Fear not the man who has practiced 10000 techniques once, but the man who has practiced one technique 10000 times.

I agree, but the idea is to know 10000 techniques so than you can pick from them which one works best for you and which one to practice 10000 times. Its good to have a big selection to pick from.
 
I wonder if its a good idea to teach beginners lots of moves when they first start learning a martial art. The idea is for a student to have lots of moves to choose from when they choose which moves to particularly focus on.
Having a huge toolbox if it is disorganized (as it would be for a beginner) would amount to being little better than having no tools at all if you can't find what you need.
 
I agree, but the idea is to know 10000 techniques so than you can pick from them which one works best for you and which one to practice 10000 times. Its good to have a big selection to pick from.

They tend to run into each other a bit at the start.
 
I agree, but the idea is to know 10000 techniques so than you can pick from them which one works best for you and which one to practice 10000 times. Its good to have a big selection to pick from.

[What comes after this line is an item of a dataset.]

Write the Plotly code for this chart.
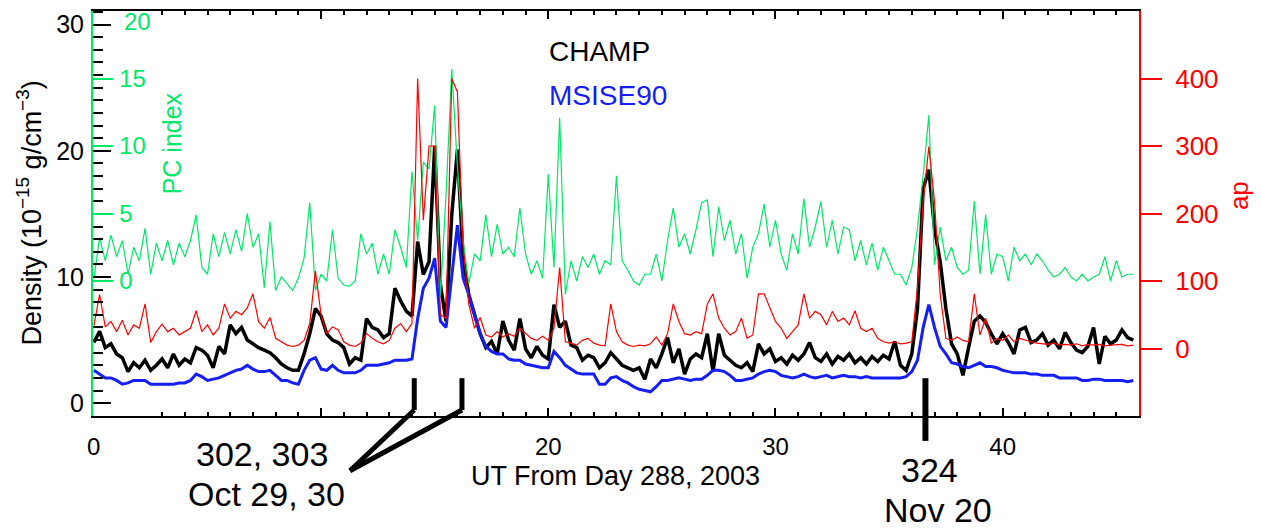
import plotly.graph_objects as go

# ---------------- data (sampled every 0.25 day from day 0 = day 288, 2003) ----------------
STEP = 0.25

pc_index = [
    0.2, 3.2, 1.5, 3.4,   1.8, 3.0, 0.5, 2.5,   1.5, 3.9, 0.5, 2.8,   1.5, 3.0, 1.2, 2.8,
    1.8, 3.0, 4.9, 1.0,   0.5, 3.5, 1.8, 3.6,   2.0, 3.8, 2.2, 5.0,   2.5, 3.5, -0.5, 4.4,
    -0.7, 0.3, -0.2, -0.7, 0.2, 1.7, 5.8, -0.7, 0.5, 0.0, 3.8, 0.2,   -0.3, -0.4, 0.0, 3.5,
    2.0, 2.8, 0.5, 2.0,   0.5, 3.8, 2.5, 1.0,   8.1, 3.0, 8.8, 8.3,   13.0, -1.2, 6.4, 15.7,
    8.5, 3.0, -0.2, 2.0,  1.5, 4.9, 1.8, 4.2,   2.0, 2.5, 1.8, 5.4,   2.0, 0.5, 1.5, 0.2,
    7.9, 1.0, 12.1, -1.0, 1.5, 0.0, 1.8, 1.0,   2.0, 0.5, 1.5, 1.2,   7.8, 1.5, 0.8, 0.0,
    -0.3, 0.5, 0.5, 2.0,  0.0, 3.0, 5.4, 2.5,   3.5, 2.0, 3.8, 5.8,   6.0, 1.8, 5.5, 3.0,
    4.5, 2.0, 3.5, 0.2,   2.5, 3.5, 5.7, 2.5,   4.5, 2.0, 0.8, 3.5,   2.0, 6.1, 2.5, 4.0,
    5.9, 2.5, 4.5, 2.0,   4.0, 3.8, 1.5, 3.0,   1.2, 2.8, 0.8, 2.5,   1.5, 0.5, 0.5, -0.3,
    1.0, 3.9, 7.8, 12.3,  1.2, 4.0, 1.5, 2.5,   1.0, 0.5, 0.8, 5.9,   0.5, 4.9, 0.5, 2.0,
    1.8, 0.0, 2.5, 1.5,   2.0, 1.2, 2.0, 1.5,   0.8, 0.3, 0.5, 1.0,   0.3, 0.0, 0.5, 0.0,
    0.3, 0.5, 1.8, 0.0,   1.5, 0.3, 0.5, 0.5,
]

ap_index = [
    34, 80, 32, 40,   25, 42, 20, 35,   30, 66, 9, 25,    36, 25, 30, 20,
    25, 30, 56, 25,   35, 20, 30, 66,   45, 55, 50, 60,   81, 40, 30, 46,
    15, 10, 5, 3,     5, 12, 37, 115,   50, 22, 32, 28,   10, 5, 3, 8,
    22, 15, 10, 7,    12, 30, 37, 25,   37, 400, 190, 300, 300, 50, 45, 400,
    380, 150, 66, 30, 46, 20, 17, 25,   17, 22, 18, 30,   22, 15, 12, 18,
    12, 30, 120, 10,  8, 5, 12, 15,     8, 5, 4, 66,      25, 10, 5, 3,
    5, 4, 7, 17,      5, 22, 66, 40,    22, 20, 25, 22,   66, 81, 45, 30,
    20, 25, 45, 15,   20, 81, 81, 60,   40, 30, 15, 25,   35, 81, 45, 55,
    50, 35, 55, 40,   45, 35, 56, 30,   25, 30, 15, 10,   8, 10, 7, 8,
    10, 90, 218, 299, 218, 80, 15, 12,  17, 12, 10, 81,   20, 45, 8, 15,
    12, 20, 10, 15,   12, 10, 8, 7,     6, 8, 5, 6,       5, 7, 4, 6,
    5, 6, 4, 5,       5, 6, 4, 5,
]

champ_density = [
    4.8, 5.7, 4.4, 4.7,   3.9, 3.6, 2.5, 3.2,   2.8, 3.4, 2.6, 3.0,   3.5, 2.8, 3.9, 3.0,
    3.5, 3.2, 4.4, 4.2,   3.8, 2.8, 4.5, 3.9,   6.2, 5.5, 6.0, 5.0,   4.7, 4.4, 4.2, 4.0,
    3.6, 3.1, 2.8, 2.6,   2.6, 3.9, 5.5, 7.5,   6.9, 5.5, 5.0, 4.8,   4.4, 3.1, 3.6, 3.4,
    6.7, 6.0, 5.8, 5.2,   5.5, 9.1, 8.1, 7.3,   6.9, 12.8, 10.2, 11.2, 20.4, 9.4, 6.5, 14.9,
    20.1, 11.5, 8.6, 7.0, 5.5, 4.4, 4.9, 3.9,   6.5, 5.0, 4.2, 6.7,   4.3, 3.6, 4.5, 3.8,
    3.5, 7.8, 6.0, 6.5,   4.6, 4.4, 3.4, 3.8,   3.6, 2.8, 3.2, 4.0,   3.5, 3.0, 2.8, 2.6,
    2.8, 1.9, 3.5, 2.8,   3.9, 5.2, 3.2, 4.3,   2.3, 3.5, 3.9, 3.6,   5.5, 2.5, 5.5, 3.8,
    3.4, 3.0, 2.8, 3.2,   2.5, 4.7, 3.9, 4.3,   3.3, 3.6, 3.1, 3.8,   3.4, 3.9, 4.8, 3.6,
    3.3, 3.9, 3.1, 3.7,   3.4, 3.9, 3.2, 3.6,   3.1, 3.7, 3.3, 3.8,   3.5, 4.9, 3.0, 2.6,
    3.9, 7.5, 17.0, 18.5, 13.8, 11.2, 7.5, 4.7, 3.9, 2.2, 4.4, 6.5,   6.9, 6.4, 5.5, 4.7,
    5.5, 4.8, 3.9, 5.8,   6.0, 4.8, 5.0, 5.5,   4.6, 5.0, 4.3, 5.6,   4.8, 4.2, 4.0, 4.5,
    6.0, 3.1, 5.3, 4.7,   5.0, 5.8, 5.2, 5.0,
]

msis_density = [
    2.6, 2.3, 2.0, 2.0,   1.8, 1.5, 1.6, 1.8,   1.8, 1.8, 1.5, 1.5,   1.5, 1.5, 1.5, 1.6,
    1.6, 1.8, 2.3, 2.1,   1.8, 1.9, 2.0, 2.2,   2.4, 2.6, 2.7, 3.0,   2.7, 2.5, 2.5, 2.6,
    2.2, 1.8, 1.8, 1.6,   1.5, 2.6, 3.4, 3.6,   2.7, 2.6, 3.0, 2.6,   2.4, 2.4, 2.4, 2.6,
    3.0, 3.0, 3.0, 3.1,   3.2, 3.4, 3.4, 3.4,   3.5, 6.7, 9.1, 9.9,   11.5, 6.5, 6.0, 10.0,
    14.1, 9.9, 8.6, 7.0,  5.5, 4.5, 4.1, 3.9,   3.9, 3.5, 3.4, 3.4,   3.1, 3.0, 2.9, 2.8,
    2.8, 4.1, 3.6, 3.0,   2.7, 2.4, 2.3, 2.3,   2.3, 1.5, 1.5, 2.0,   2.1, 1.8, 1.6, 1.3,
    1.1, 1.0, 0.9, 1.3,   1.8, 1.8, 1.9, 2.0,   1.9, 1.8, 1.9, 1.9,   2.2, 2.6, 2.6, 2.5,
    2.2, 1.8, 1.8, 1.9,   2.0, 2.3, 2.5, 2.6,   2.5, 2.2, 2.1, 2.0,   2.1, 2.3, 2.1, 2.0,
    2.1, 2.2, 2.0, 2.1,   2.2, 2.1, 2.1, 2.0,   2.1, 2.0, 2.0, 2.0,   2.0, 2.0, 2.0, 2.1,
    2.5, 3.4, 6.0, 7.8,   6.0, 4.5, 3.9, 3.2,   3.1, 2.9, 2.8, 3.0,   3.2, 2.9, 2.9, 2.8,
    2.6, 2.5, 2.4, 2.4,   2.4, 2.3, 2.3, 2.2,   2.2, 2.2, 2.0, 2.0,   2.0, 2.0, 1.8, 1.8,
    1.9, 1.9, 1.8, 1.8,   1.8, 1.8, 1.7, 1.8,
]

days = [i * STEP for i in range(len(champ_density))]

x_labelled_ticks = [20, 30, 40]
x_unlabelled_ticks = [0, 10]
x_first_label = 0
density_ticks = [0, 10, 20, 30]
pc_ticks = [0, 5, 10, 15]
pc_top_label = 20
ap_ticks = [0, 100, 200, 300, 400]

storm_days_a = [14.1, 16.2]   # marker positions (days) for Oct 29, 30
storm_day_b = 36.6            # marker position (day) for Nov 20

# ---------------- layout geometry ----------------
# The page body has an 8px margin, so the figure is drawn 8px in from the
# window's top-left corner; the sizes below compensate for it.
BODY = 8
W, H = 1261 - BODY, 530 - BODY
ML, MR, MT, MB = 93 - BODY, 122, 1, 114
PW = W - ML - MR
PH = H - MT - MB
X_RANGE = [-0.04, 46]
PC_RANGE = [-10, 20]


def px_x(px):
    """screen x pixel -> paper x"""
    return (px - BODY - ML) / PW


def px_y(py):
    """screen y pixel -> paper y"""
    return (H - MB - (py - BODY)) / PH


def day_x(d):
    return (d - X_RANGE[0]) / (X_RANGE[1] - X_RANGE[0])


def pc_y(v):
    return (v - PC_RANGE[0]) / (PC_RANGE[1] - PC_RANGE[0])


GREEN = "rgb(0,232,106)"
RED = "rgb(255,0,0)"
BLUE = "rgb(20,30,245)"
FONT = "Liberation Sans"

fig = go.Figure()
fig.add_trace(go.Scatter(x=days, y=champ_density, mode="lines", yaxis="y",
                         line=dict(color="black", width=3.5), showlegend=False))
fig.add_trace(go.Scatter(x=days, y=msis_density, mode="lines", yaxis="y",
                         line=dict(color=BLUE, width=3), showlegend=False))
fig.add_trace(go.Scatter(x=days, y=pc_index, mode="lines", yaxis="y2",
                         line=dict(color=GREEN, width=1.2), showlegend=False))
fig.add_trace(go.Scatter(x=days, y=ap_index, mode="lines", yaxis="y3",
                         line=dict(color=RED, width=1.2), showlegend=False))
# empty trace so the tick-only overlay x axis is drawn
fig.add_trace(go.Scatter(x=[], y=[], xaxis="x2", yaxis="y", mode="lines",
                         showlegend=False, hoverinfo="skip"))

fig.update_layout(
    width=W, height=H,
    margin=dict(l=ML, r=MR, t=MT, b=MB, pad=0),
    paper_bgcolor="white", plot_bgcolor="white",
    font=dict(family=FONT, color="black"),
    showlegend=False,
    xaxis=dict(range=X_RANGE, showgrid=False, zeroline=False,
               showline=True, linecolor="black", linewidth=2, mirror="ticks",
               ticks="inside", ticklen=8, tickwidth=2, tickcolor="black",
               tickvals=x_labelled_ticks,
               tickfont=dict(size=24, color="black"), ticklabelstandoff=8,
               minor=dict(dtick=1, ticks="inside", ticklen=4, tickwidth=1.5,
                          tickcolor="black", showgrid=False)),
    xaxis2=dict(range=X_RANGE, overlaying="x", anchor="y", side="bottom",
                showgrid=False, zeroline=False, showline=False, mirror="ticks",
                ticks="inside", ticklen=8, tickwidth=2, tickcolor="black",
                tickvals=x_unlabelled_ticks, showticklabels=False),
    yaxis=dict(range=[-1.02, 31.08], showgrid=False, zeroline=False, showline=False,
               ticks="inside", ticklen=18, tickwidth=2, tickcolor="black",
               tickvals=density_ticks, tickfont=dict(size=25, color="black"),
               ticklabelstandoff=8,
               minor=dict(dtick=1, ticks="inside", ticklen=10, tickwidth=2,
                          tickcolor="black", showgrid=False)),
    yaxis2=dict(range=PC_RANGE, overlaying="y", side="left", anchor="x",
                showgrid=False, zeroline=False, showline=True, linecolor=GREEN, linewidth=2,
                ticks="inside", ticklen=20, tickwidth=1.5, tickcolor=GREEN,
                tickvals=pc_ticks, ticklabelposition="inside",
                tickfont=dict(size=24, color=GREEN), ticklabelstandoff=8),
    yaxis3=dict(range=[-100, 500], overlaying="y", side="right", anchor="x",
                showgrid=False, zeroline=False, showline=True, linecolor=RED, linewidth=2,
                ticks="outside", ticklen=21, tickwidth=1.5, tickcolor=RED,
                tickvals=ap_ticks, tickfont=dict(size=26, color=RED),
                ticklabelstandoff=8),
)

annots = [
    dict(text="Density (10<sup>−15</sup> g/cm<sup>−3</sup>)", x=px_x(29), y=0.5,
         textangle=-90, font=dict(size=27, color="black")),
    dict(text="PC index", x=px_x(172), y=px_y(142), textangle=-90,
         font=dict(size=25, color=GREEN)),
    dict(text="ap", x=px_x(1239), y=px_y(195), textangle=-90,
         font=dict(size=26, color=RED)),
    dict(text=str(pc_top_label), x=px_x(122), y=pc_y(pc_top_label) - 11 / PH, xanchor="left",
         font=dict(size=24, color=GREEN)),
    dict(text=str(x_first_label), x=day_x(x_first_label), y=px_y(447),
         font=dict(size=24, color="black")),
    dict(text="CHAMP", x=px_x(547), y=px_y(50), xanchor="left",
         font=dict(size=28, color="black")),
    dict(text="MSISE90", x=px_x(547), y=px_y(94), xanchor="left",
         font=dict(size=28, color=BLUE)),
    dict(text="UT From Day 288, 2003", x=px_x(615), y=px_y(476),
         font=dict(size=27, color="black")),
    dict(text="302, 303", x=px_x(262), y=px_y(454), font=dict(size=34, color="black")),
    dict(text="Oct 29, 30", x=px_x(266), y=px_y(494), font=dict(size=34, color="black")),
    dict(text="324", x=px_x(929), y=px_y(470), font=dict(size=34, color="black")),
    dict(text="Nov 20", x=px_x(938), y=px_y(510), font=dict(size=34, color="black")),
]
for a in annots:
    a.setdefault("xanchor", "center")
    a.update(xref="paper", yref="paper", yanchor="middle", showarrow=False)
    fig.add_annotation(**a)

line_style = dict(color="black", width=5)
join_pt = (px_x(350), px_y(471))
for d in storm_days_a:
    fig.add_shape(type="line", xref="paper", yref="paper",
                  x0=day_x(d), x1=day_x(d), y0=px_y(378), y1=px_y(410), line=line_style)
    fig.add_shape(type="line", xref="paper", yref="paper",
                  x0=day_x(d), x1=join_pt[0], y0=px_y(410), y1=join_pt[1], line=line_style)
fig.add_shape(type="line", xref="paper", yref="paper",
              x0=day_x(storm_day_b), x1=day_x(storm_day_b), y0=px_y(378), y1=px_y(441),
              line=dict(color="black", width=6))

fig.write_html("out.html")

What makes you think the idea is to have 10000 techniques to choose from? It's not actually a good idea to have a big selection because you obviously haven't heard the story of the fox and the hounds. A fox and a cat are sitting chatting, they hear the hounds baying in the distance. The fox tells the cat he has hundreds of ways to outwit the hounds, the cat says she only has one, that's to run up a tree which she does as they hear the hounds come closer, the fox sits there considering which of his hundreds of ways to use, he sits there so long thinking of the many ways that he doesn't actually use any because the hounds are on him and he's ripped to pieces. So no, 10000 techniques is not useful, pick one, practice, practice and practice.